To make a loaf, when the dough is ready, scrape down the side of the bowl again, then cover and leave to rest in a warm place for 1 hour, or until doubled in size. (To make rolls, skip to step 12.)
- Turn the dough out onto a clean work surface and divide into three even pieces. Form each piece into a smooth ball, then cover and leave to rest for 20 minutes.
- Meanwhile, lightly grease a 2.8 litre (95 fl oz) lidded loaf tin with oil.
- Lightly flour your work surface. Turn one rested dough ball over onto the work surface so the smooth side faces down. Using your hands or a rolling pin, stretch the dough to roughly the size of an A4 sheet of paper, or about 20 cm x 30 cm (8 in x 12 in). Fold the left side of the dough over two-thirds of the dough. Press down to remove any large air bubbles, then fold the right side all the way over to the left edge.
- Take the top of the dough with both hands, then tightly roll from top to bottom to create a log. Seal the excess dough by pinching it together, then place, seal-side down, in the loaf tin. Repeat with the remaining two dough balls.
- Slide the lid on the loaf tin and leave in a warm place for 1 hour, or until the dough has doubled in size.
- When ready to cook, preheat the oven to 180°C (350°F). Bake the bread for 20 minutes, then turn the oven down to 165°C (330°F) and bake for another 15 minutes.
- Remove the loaf tin from the oven, carefully remove the lid and turn the loaf out onto a cooling rack. Allow to cool for 30 minutes before slicing.
- If using the bread for sando, use it within 2 days. It will be fine as toast for up to 5 days.
- To make rolls instead of a loaf, after step 2, punch the dough down and shape into 12 evenly sized rolls. Place on a baking paper-lined tray, leaving a 10 cm (4 in) space between each roll. Cover the tray with plastic wrap and let rest for 30 minutes to 1 hour or until doubled in size.
- Meanwhile, preheat the oven to 200°C (400°F).
- In a small bowl, beat 1 egg yolk with 2 tablespoons of milk to make an egg wash.

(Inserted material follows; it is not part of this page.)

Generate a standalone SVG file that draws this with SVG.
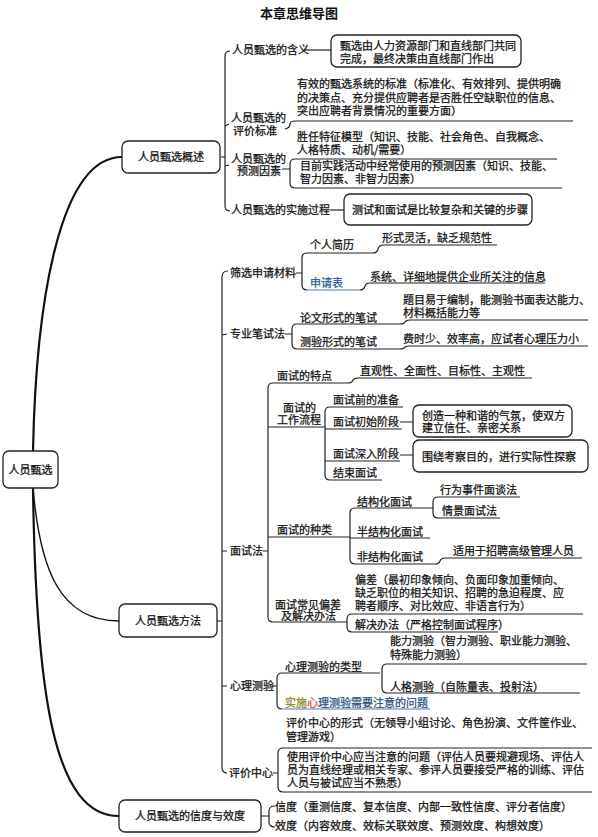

- Pour 250ml (1 cup) of water into a metal baking tin and place on the bottom of the oven. Brush the tops of the rolls with the egg wash and bake for 15 minutes, or until the rolls sound hollow when tapped. Transfer to a wire rack and allow to cool before using. The rolls will keep for up to 5 days.
NAPORITAN PAN
NAPOLETANA ROLLS
SERVES 4
This is a twist on the Yakisoba roll (above), this time featuring spaghetti napoletana, a yōshoku (Western-style) favourite in Japan.
- 4 Milk bread rolls (page 216) [see Yakisoba recipe] or store-bought mini hot dog rolls
- 1 tablespoon unsalted butter or margarine, softened
- 200 g (7 oz) dried spaghetti
- 1 tablespoon olive oil
- ½ onion, finely chopped
- 1 garlic clove, finely sliced
- 125 ml (½ cup) tomato ketchup
- 125 ml (½ cup) tomato passata (pureed tomatoes)
- chopped parsley, to garnish
- Split the bread rolls in half and spread with the butter. Meanwhile, cook the pasta according to the instructions on the packet, then drain.
- Heat the olive oil in a large frying pan over medium heat, then add the onion and garlic and cook until soft. Stir in the ketchup and passata. Add the cooked spaghetti to the frying pan and mix well. Divide the spaghetti napoletana between the rolls and top with parsley.
Note
The napoletana rolls can be – and are usually – served cold.